Manuela Chavez, the human rights officer for the Human and Trade Unions Rights Department at the ITUC, believes that the FTA will pave the way for multinational corporations (MNCs), whose quest for quick profits in the region is often coupled with scant regard for labour rights.
"Not only are [MNCs] killing trade unionists, they are also killing trade unions themselves," Chavez told IPS. "There is no more collective bargaining power and the rates of association in Colombia are terribly low – somewhere between five and seven percent. Allowing the FTA will be like giving the Colombian government an award for doing nothing for its workers."
Labor action plan: too little, too late?
To mute domestic outcry, Deputy U.S. Trade Representative Miriam Sapiro and Colombian Ambassador Gabriel Silva presented a Labor Action Plan on Apr. 7, which has been blasted by organisations such as the AFL-CIO and the U.S. Education in the Americas Project (USLEAP) for falling "far short" of the impetus required to compel Santos to comply with international labour law.

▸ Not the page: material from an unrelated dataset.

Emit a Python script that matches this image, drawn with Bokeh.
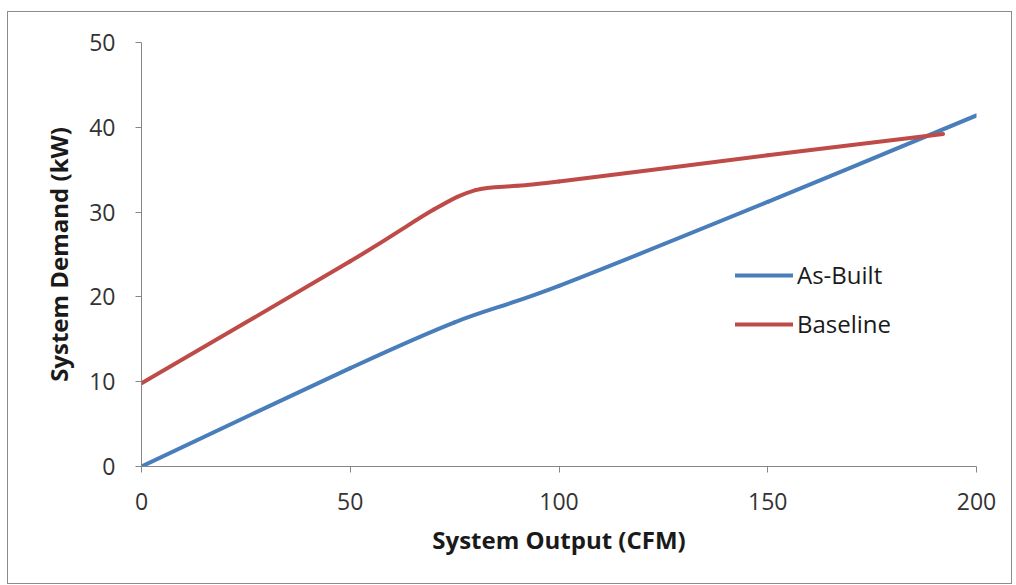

An Apr. 13 USLEAP statement claimed, "the Plan does not require an actual reduction in violence against trade unionists or advances on impunity& does not address& human rights violations, militarization, impact on agriculture, internal displacement or the rights of Afro- Colombians, and provides no way to ensure compliance once the Colombia FTA is implemented."
"There is a historical pattern here that is quite disturbing," Adam Isacson, senior associate for regional security policy at the Washington Office on Latin America, told IPS.
"The year before the U.S.-Dominican Republic-Central America Free Trade Agreement (CAFTA), union member killings dropped precipitously. The year after it was ratified we saw a sharp increases in killings of unionists especially in Guatemala and Honduras." "Colombia still hasn't managed to investigate, try or punish even the most recent union killings – there is neither the political will nor the judicial capacity to ever get the trigger pullers, much less the actual people behind the killings, behind bars," he added.
Corporate-security collaboration
The fact that paramilitaries, government security forces and corporate interests are closely linked in Colombian society only compounds the crisis further.
Michael Evans, director of the Colombia Documentation Project at the National Security Archive – who recently exposed Chiquita Brands International for making millions of dollars worth of "security" payments to illegal armed groups in Colombia – told IPS that opponents of the FTA in the U.S. are seriously questioning the wisdom of a deal that nurtures economic ties with a country where "much of the economy remains in the hands of violent criminal gangs with a history of ties to Colombian politicians and security force members."
"Security is paramount for big multinational corporations operating in Colombia - Chiquita's payments to armed groups were simply [called] the "cost of doing business in Colombia"," Evans told IPS.
"Today, dozens of Colombian politicians, military officers and intelligence officials stand accused or have been convicted of collaboration with paramilitary forces responsible for thousands of killings, many of them unionists and left-leaning politicians," he added.
"In many cases, victims of paramilitary violence have waited more than 10 years for justice. We're now only beginning to understand how these illegal networks operated - the Chiquita Papers show us that strengthened commercial ties do not necessarily translate into greater respect for human rights or the rule of law."